Dai-Yeun Jeong is presently the Director of Asia Climate Change Education Center and an emeritus prof. of environmental sociology at Jeju National University in South Korea. He received BA and MA degree in sociology from Korea University (South Korea), and PhD in environmental sociology from University of Queensland (Australia). He was a prof. of sociology at Jeju National University (South Korea) from 1981 to 2012. His past major professional activities include a teaching professor at University of Sheffield in UK, the president of Asia-Pacific Sociological Association, a delegate of South Korean Government to UNFCCC, a delegate of South Korean Government to OECD environmental meeting, and a member of Presidential Commission on Sustainable Development Republic of Korea, etc. He has published 60 environment-related research papers in domestic and international journals and 13 books including Environmental Sociology. He has conducted 91 unpublished environment-related research projects funded by domestic and international organizations.
Abstract
Statement of the Problem: Sustainable development is the ideology and practical strategy of the present and future socio-economic development in harmony with nature. A wide range of policies and practical activities have been launched at a global, national and regional level in order to achieve sustainable development since its concept and implication emerged in 1987 by WCED. In 2015, United Nations adopted a set of sustainable development goals to be achieved over the next 15 years as a follow-up action plan of millennium development goals. However, it is true that sustainable development is not achieved as successfully as planned. This would mean that sustainable development includes limitations in its concept and implication. Nonetheless, it is quite rare to conduct a research on the limitations inherent in sustainable development. In such a context, this paper aims at exploring the limitations inherent in sustainable development and how to overcome them.

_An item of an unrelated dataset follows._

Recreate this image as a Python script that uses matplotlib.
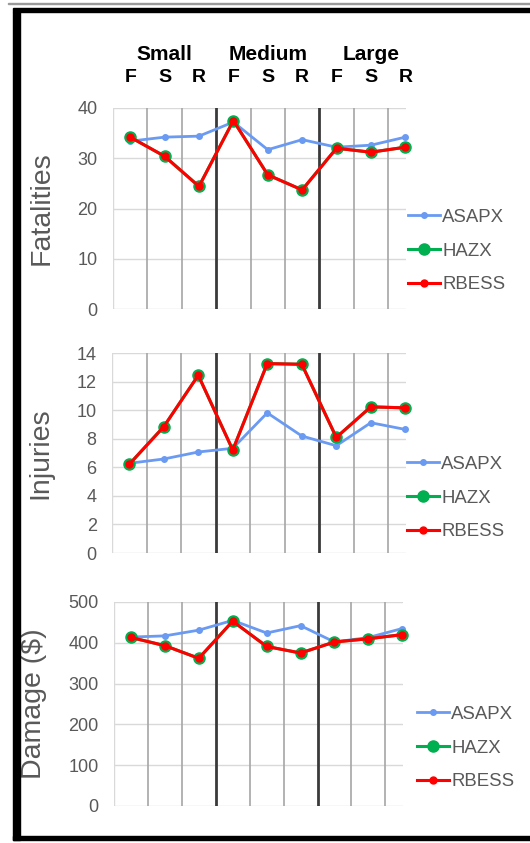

Methodology and Theoretical Orientation: In order to achieve the objectives, this paper will first examine the emergence process of sustainable development, and followed by its concept and implication, the debates on its concept and implication in the late 1990s and early 2000s, and the concept and implications of sustainable development goal launched in in 2015. Based on the findings from the above reviews, this paper will draw the limitations inherent in the concept and implication of sustainable development and examine what and how to overcome the limitations.
Conclusion & Significance: The conclusion of this paper will focus on what the existing concept and implications of sustainable development should be supplemented. The significance of this paper lies in proposing a new direction of the coexistence between humans and nature for achieving sustainable development.